Kate and the Mooncats at Churchover

Kate and the Mooncats at Churchover

Kate & the Mooncats at Churchover. Saturday 4th February

The Churchover Community Centre is in the heart of the village just off Junction 1 of the M6 and had completely passed me by as a music venue. I happened upon it because I wanted to see Kate and the Mooncats. Formed in 2014, this was the first time they had been in my neck of the woods since I became aware of them. This is strange because they are a Warwickshire band and all of them live within fifteen miles of Rugby. Kate Staunton on vocals fronts the band, this is a group that know each other well and operate like a well oiled machine. The front line is Kate, Bill Gibbon on sax and Paul Englefield on guitar, the back line being represented by Jon Furness on bass and Terry Reynolds on drums.

Their first number, Van Morrison's "Moondance" started off in sultry fashion but soon developed into a rhythmic jazzy presentation and got us off to a good start. A journey back to WWII to find the plea "Don't sit under the apple tree" first featured by Glen Miller and the Andrews Sisters. Kate's version was lively and had the power to defy anyone there not to indulge in the tapping of feet.

Back to 1971 to pick up Carole King's "Too late baby". The band complemented each other, Kate's smooth vocals supplemented by Paul's skilful guitar and Bill's sax providing the counterpoints with Terry's drums and Jon's bass driving it all along. Jon used to be a concert pianist, one would have thought that in deciding to change instruments, he might have chosen to play something easier to carry around but I'm glad he didn't. Next we had T-Bone Walker's "Stormy Monday". It is a slow twelve-bar blues performed in the West Coast blues-style that features a smooth, plaintive vocal and distinctive guitar work.

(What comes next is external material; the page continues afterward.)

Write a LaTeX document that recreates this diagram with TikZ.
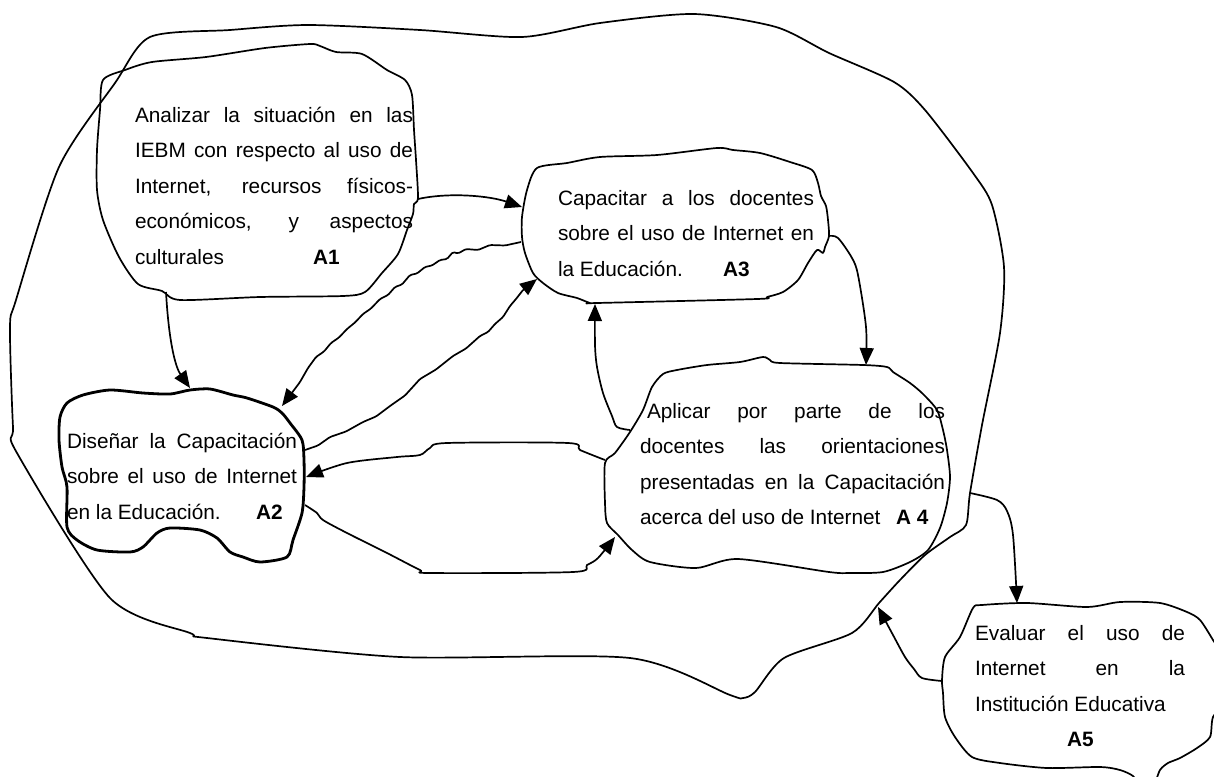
\documentclass[tikz,border=0pt]{standalone}
\usepackage{fontspec}
\setmainfont{Liberation Sans}
\usetikzlibrary{arrows.meta}
\newcommand\jline[2]{\makebox[#1][s]{#2}}
\newcommand\blobfont{\fontsize{20.8pt}{35.5pt}\selectfont}
\begin{document}
\begin{tikzpicture}[x=1pt,y=-1pt,
  blob/.style={line width=1.7pt, line join=round},
  thickblob/.style={line width=2.8pt, line join=round},
  arr/.style={line width=1.7pt, line join=round, -{Triangle[length=17pt,width=14pt]}},
  wavy/.style={rounded corners=1.5pt},
  txt/.style={anchor=base west, inner sep=0pt, outer sep=0pt}]
\useasboundingbox (0,0) rectangle (1214,776);
\fill[white] (0,0) rectangle (1214,776);
\clip (0,0) rectangle (1214,776);

% outer blob
\draw[blob] plot[smooth cycle, tension=0.45] coordinates {
 (150,37) (230,30) (308,25) (420,30) (522,37) (600,23) (694,14) (776,27)
 (829,53) (894,82) (925,110) (973,173) (992,205) (1004,267) (1000,333)
 (982,425) (970,493) (966,525) (950,537) (925,555) (900,580) (879,603)
 (852,633) (784,658) (755,692) (743,698) (730,695) (630,658) (400,657)
 (207,638) (190,633) (110,598) (17,453) (13,427) (10,327) (16,300)
 (59,167) (115,83)};

% A1 blob
\draw[blob] plot[smooth cycle, tension=0.45] coordinates {
 (103,80) (125,70) (152,62) (206,57) (265,48) (310,44) (320,46) (336,52)
 (362,54) (387,70) (405,80) (412,95) (414,130) (416,160) (418,198) (414,204)
 (413,214) (407,230) (398,254) (382,273) (365,292) (343,296) (260,297)
 (180,300) (162,291) (138,284) (119,257) (103,220) (97,190) (97,150) (100,110)};

% A3 blob
\draw[blob] plot[smooth cycle, tension=0.45] coordinates {
 (527,190) (537,168) (567,163) (600,157) (657,155) (717,148) (733,150)
 (760,153) (790,162) (812,170) (818,183) (821,196) (826,206) (828,220)
 (829,236) (825,247) (823,253) (817,250) (808,263) (798,280) (783,292)
 (767,297) (757,299) (597,303) (590,303) (577,298) (558,293) (543,283)
 (533,273) (525,253) (522,237) (522,217)};

% A2 blob
\draw[thickblob] plot[smooth cycle, tension=0.45] coordinates {
 (67,403) (83,395) (110,390) (143,393) (170,394) (190,390) (210,389)
 (233,395) (247,398) (273,407) (282,413) (290,423) (302,440) (304,460)
 (304,487) (302,513) (293,540) (287,557) (260,562) (243,557) (230,552)
 (217,538) (200,530) (170,528) (157,533) (143,547) (130,552) (97,550)
 (77,540) (67,527) (67,487) (62,467) (59,440) (60,417)};

% A4 blob
\draw[blob] plot[smooth cycle, tension=0.45] coordinates {
 (605,463) (615,453) (630,432) (643,410) (652,387) (663,374) (677,370)
 (707,365) (740,362) (763,357) (770,360) (780,363) (863,365) (887,367)
 (893,372) (910,383) (923,394) (937,410) (943,430) (947,450) (950,477)
 (947,503) (940,528) (928,550) (910,562) (883,572) (850,573) (829,572)
 (738,559) (696,568) (650,562) (632,550) (618,535) (607,523) (605,503)};

% A5 blob
\draw[blob] plot[smooth cycle, tension=0.45] coordinates {
 (973,608) (982,605) (1027,603) (1087,607) (1120,602) (1160,603)
 (1187,612) (1200,620) (1213,640) (1226,662) (1226,700) (1213,717)
 (1210,737) (1197,748) (1180,758) (1168,763) (1160,770) (1153,786)
 (1140,786) (1133,776) (1120,770) (1100,767) (1047,768) (1000,763)
 (972,757) (955,737) (945,717) (943,693) (942,680) (945,657) (960,637)};

% texts
\node[txt] (t1) at (135,122) {\parbox[t]{278pt}{\blobfont
 \jline{278pt}{Analizar la situación en las}\\
 \jline{278pt}{IEBM con respecto al uso de}\\
 \jline{278pt}{Internet, recursos físicos-}\\
 \jline{278pt}{económicos, y aspectos}\\
 \makebox[178pt][l]{culturales}\textbf{A1}}};

\node[txt] (t3) at (558,205) {\parbox[t]{256pt}{\blobfont
 \jline{256pt}{Capacitar a los docentes}\\
 \jline{256pt}{sobre el uso de Internet en}\\
 \makebox[165pt][l]{la Educación.}\textbf{A3}}};

\node[txt] (t2) at (67,448) {\parbox[t]{230pt}{\blobfont
 \jline{230pt}{Diseñar la Capacitación}\\
 \jline{230pt}{sobre el uso de Internet}\\
 \makebox[189pt][l]{en la Educación.}\textbf{A2}}};

\node[txt] (t4) at (640,418) {\parbox[t]{305pt}{\blobfont
 \jline{305pt}{\hspace*{7pt}Aplicar por parte de los}\\
 \jline{305pt}{docentes las orientaciones}\\
 \jline{305pt}{presentadas en la Capacitación}\\
 \makebox[256pt][l]{acerca del uso de Internet}\textbf{A 4}}};

\node[txt] (t5) at (975,640) {\parbox[t]{210pt}{\blobfont
 \jline{210pt}{Evaluar el uso de}\\
 \jline{210pt}{Internet en la}\\
 Institución Educativa\\
 \hspace*{92pt}\textbf{A5}}};

% connector end points
\coordinate (a1e) at (418,199);
\coordinate (a3w) at (522,207);
\coordinate (a1s) at (166,292);
\coordinate (a2n) at (190,388);
\coordinate (a3wl) at (521,242);
\coordinate (a2ne) at (282,406);
\coordinate (a2e1) at (305,450);
\coordinate (a3sw) at (537,279);
\coordinate (a4w) at (605,460);
\coordinate (a2e2) at (306,477);
\coordinate (a2e3) at (305,505);
\coordinate (a4sw) at (615,537);
\coordinate (a4nw) at (630,430);
\coordinate (a3s) at (595,304);
\coordinate (a3e) at (829,236);
\coordinate (a4n) at (866,365);
\coordinate (outr) at (970,493);
\coordinate (a5n) at (1017,603);
\coordinate (a5w) at (942,681);
\coordinate (outb) at (878,607);

% connectors
\draw[arr] (a1e) .. controls (450,192) and (490,196) .. (a3w);
\draw[arr] (a1s) .. controls (169,345) and (176,368) .. (a2n);
\draw[arr, wavy] (a3wl) -- (505,245.5) -- (490,245) -- (478,250) -- (466,249)
  -- (458,253.5) -- (453,252) -- (447,259) -- (440,260) -- (432,265.5)
  -- (425,267) -- (417,273.5) -- (410,275) -- (402,284.5) -- (395,287)
  -- (388,295) -- (380,299) -- (371,308.5) -- (363,314) -- (355,322.5)
  -- (347,329) -- (339,337.5) -- (331,343) -- (324,351.5) -- (316,357)
  -- (308,368) -- (300,382) -- (a2ne);
\draw[arr, wavy] (a2e1) -- (318,445.5) -- (330,437) -- (346,431.5) -- (363,422)
  -- (376,416.5) -- (390,406) -- (405,395.5) -- (420,379) -- (436,369.5)
  -- (453,356) -- (466,348.5) -- (480,336) -- (488,332) -- (495,324)
  -- (503,317) -- (510,306) -- (516,299) -- (523,290) -- (a3sw);
\draw[arr] plot[smooth, tension=0.5] coordinates {(a4w) (580,450) (568,443)
  (447,443) (430,448) (420,455) (397,457) (347,463) (a2e2)};
\draw[arr] plot[smooth, tension=0.5] coordinates {(a2e3) (317,513) (323,520)
  (347,533) (387,553) (420,570) (430,573) (573,572) (587,565) (598,558) (a4sw)};
\draw[arr] plot[smooth, tension=0.5] coordinates {(a4nw) (617,427) (612,416)
  (603,393) (597,367) (595,345) (a3s)};
\draw[arr] plot[smooth, tension=0.5] coordinates {(a3e) (838,238) (852,258)
  (858,275) (866,327) (a4n)};
\draw[arr] plot[smooth, tension=0.5] coordinates {(outr) (997,500) (1007,511)
  (1013,535) (a5n)};
\draw[arr] plot[smooth, tension=0.5] coordinates {(a5w) (922,678) (914,669)
  (905,657) (893,635) (outb)};
\end{tikzpicture}
\end{document}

It is not practical to mention every song the band played, but a version of "Fever" has to be called out as it included exciting drums from Terry and proved that Drum 'n Bass existed way before the term was heard around the teenagers who think they invented it. The concert included more contemporary material from the likes of Amy Winehouse, but the stand out performance of the first half for me was Bob Dylan's "Don't think twice it's alright." Like many covers of Dylan songs it was immeasurably better than the original. I am indeed indebted to Bill Gibbon for pointing me in the direction of the same song by Hailey Tuck, it is very different and enjoyable. "Nobody's fault but mine" a traditional blues song included a cameo appearance of "House of the rising sun."

"Feeling Good" by Anthony Newley and a partner, but made famous by Nina Simone followed. It was a delight. The Mooncats gave this a good bluesy treatment and included a conversation between sax and guitar each taking four bars each combining with Kate's soaring vocals. They tricked the audience with a false ending which caused them to begin applauding in mid song - the buggers!

"The Devil ain't lazy" is a Fred Rose fine country swing number from 1947 which saw Kate sing and dancing simultaneously. Kate has been exposed to show business all her life, being the daughter of comedy impressionist, Paul Melba. So performing has been with her a long time, her partner is more into folk music (Sounds like a fine fella), and she tried working with him, but as Kate is more into jazz, the voice matches weren't great, she is keen however to point out that she has only ever been in one band, - Kate and the Mooncats. Long may she be so.

Kate went on to produce a strong vocal performance in "Everybody loves my baby" from 1924 and then displayed her scat singing style in "That man" from the pen of Caro Emerald the Dutch pop-come-swing singer. Before that we had "Johnny gotta boom boom" which indeed did have big vibrations going down. A second Led Zeppelin number, "Rock n' Roll" came along which I managed to capture on video although the sound quality is nowhere near as good as that produced in the hall.

Terry illustrated his experience on drums by his inventions during "It ain't what you do it's the way that you do it." before they went into their signature numbers "Ain't nobody here but us chickens" The list of people who have performed this song includes the like of Louis Jordan, BB King, Lisa Stansfield et al I wonder anyone ever stood up in front of them and did the Chicken Dance? Well no probably not, and it didn't happen this night either. This was supposed to be the last number in the show, but it turned out to be the penultimate song as a encore was demanded by the packed house and they were rewarded with "Night and Day".

I am at a loss to say how thoroughly I enjoyed this concert and I wasn't alone, comments from some of the regulars were recorded as "One of the best bands that have ever played here, - really enjoyed the music choices" and "Kate's voice was amazing!" along with "They were terrific!" So I think it fair say that that as an entertaining event it was an outstanding success.